The Agriculture Department will be hosting a special evening beginning at 5 p.m. on Thursday, September 9 at the ISU Horticulture Center. Guests will view the newest sculptures at the center and meet the artists who created them.

Sculptors include Grant Walsh, Mac Condill ’99, and Jeff Garland ’92.

Walsh is a College of Fine Arts undergraduate, double majoring in photography and graphic design. This year’s theme for the center, Sculptures in the Garden, came from Walsh. He wanted to construct sculptures out of recycled materials and connect their meaning to pertinent environmental issues that affect all of us.

Condill is an agriculture alumnus. He and his family own the Great Pumpkin Patch in Arthur. Purveyors of all things having to do with cucurbits—pumpkins, gourds, and squash—Condill grows more than 400 different varieties. The cucurbits are also the focus for Condill’s Homestead Bakery, where you can find such things as pumpkin bars and cookies. He has recently opened Homestead Seeds, which continues the family tradition of selling heirloom cucurbit seed.
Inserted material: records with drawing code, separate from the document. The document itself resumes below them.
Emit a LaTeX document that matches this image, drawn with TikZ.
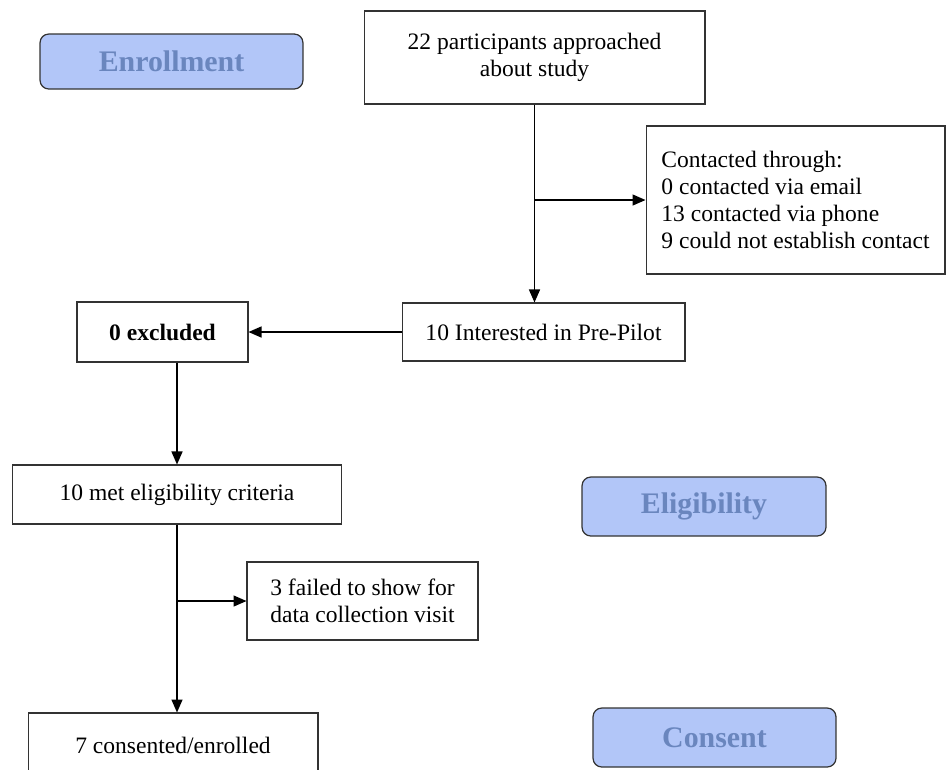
\documentclass[tikz,border=0pt]{standalone}
\usepackage{fontspec}
\setmainfont{Liberation Serif}
\usetikzlibrary{arrows.meta, positioning}
\definecolor{phasefill}{RGB}{178,198,248}
\definecolor{phasetext}{RGB}{106,134,190}
\tikzset{
  box/.style    ={draw=black!80, line width=0.6pt, align=center, inner sep=2pt,
                  font=\fontsize{13.4}{15.4}\selectfont},
  phase/.style  ={draw=black!80, line width=0.7pt, rounded corners=5pt, fill=phasefill,
                  text=phasetext, font=\fontsize{17}{20}\selectfont\bfseries},
  arr/.style    ={-{Triangle[length=2.6mm, width=2.2mm]}, line width=0.8pt},
}

\begin{document}
\begin{tikzpicture}[x=0.02cm, y=-0.02cm]
  \clip (0,0) rectangle (946,769);
  \node[phase, minimum width=5.26cm, minimum height=1.1cm]  (enroll) at (171.5,61.5) {Enrollment};
  \node[phase, minimum width=4.88cm, minimum height=1.18cm] (elig)   at (704,506.5)  {Eligibility};
  \node[phase, minimum width=4.86cm, minimum height=1.18cm] (consent) at (714.5,737.5) {Consent};

  \node[box, minimum width=6.82cm, minimum height=1.86cm] (approach) at (534.5,57.5)
       {22 participants approached\\about study};
  \node[box, minimum width=5.98cm, minimum height=2.96cm, align=left] (contact) at (795.5,200)
       {Contacted through:\\0 contacted via email\\13 contacted via phone\\9 could not establish contact};
  \node[box, minimum width=5.66cm, minimum height=1.16cm] (interest) at (543.5,332)
       {10 Interested in Pre-Pilot};
  \node[box, minimum width=3.42cm, minimum height=1.2cm] (excl) at (162.5,332)
       {\bfseries 0 excluded};
  \node[box, minimum width=6.6cm, minimum height=1.18cm] (met) at (177,494.5)
       {10 met eligibility criteria};
  \node[box, minimum width=4.62cm, minimum height=1.56cm] (failed) at (362.5,601)
       {3 failed to show for\\data collection visit};
  \node[box, minimum width=5.8cm, minimum height=1.28cm] (enrolled) at (173,745)
       {7 consented/enrolled};

  \draw[arr] (approach.south) -- (approach.south |- interest.north);
  \draw[arr] (approach.south |- contact.west) -- (contact.west);
  \draw[arr] (interest) -- (excl);
  \draw[arr] (met.north |- excl.south) -- (met.north);
  \draw[arr] (met.south) -- (met.south |- enrolled.north);
  \draw[arr] (met.south |- failed.west) -- (failed.west);
\end{tikzpicture}
\end{document}
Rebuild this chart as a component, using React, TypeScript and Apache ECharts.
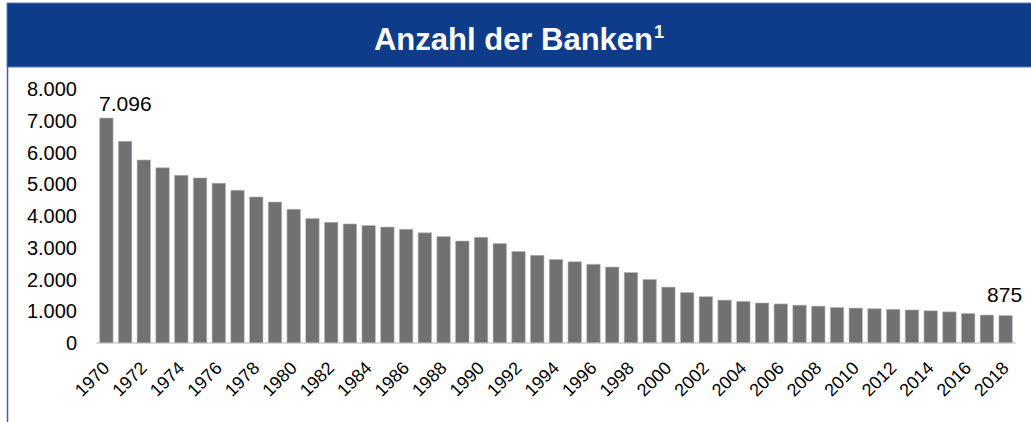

Garland received his fine arts’ degree at Illinois State and a master’s from Washington University in St Louis in ’94. He has been teaching for 15 years and is now at Illinois College in Jacksonville. He began painting the prairie 25 years ago after a long trip through Illinois and Wisconsin. Watching the grass move with the wind and the variety of textures it created started him on a path to recreate this sensation in his work. Through various mediums his work became kinetic and interacted with its surroundings. His outdoor work celebrates nature with kinetic elements that move like the grass and animals over a rolling prairie.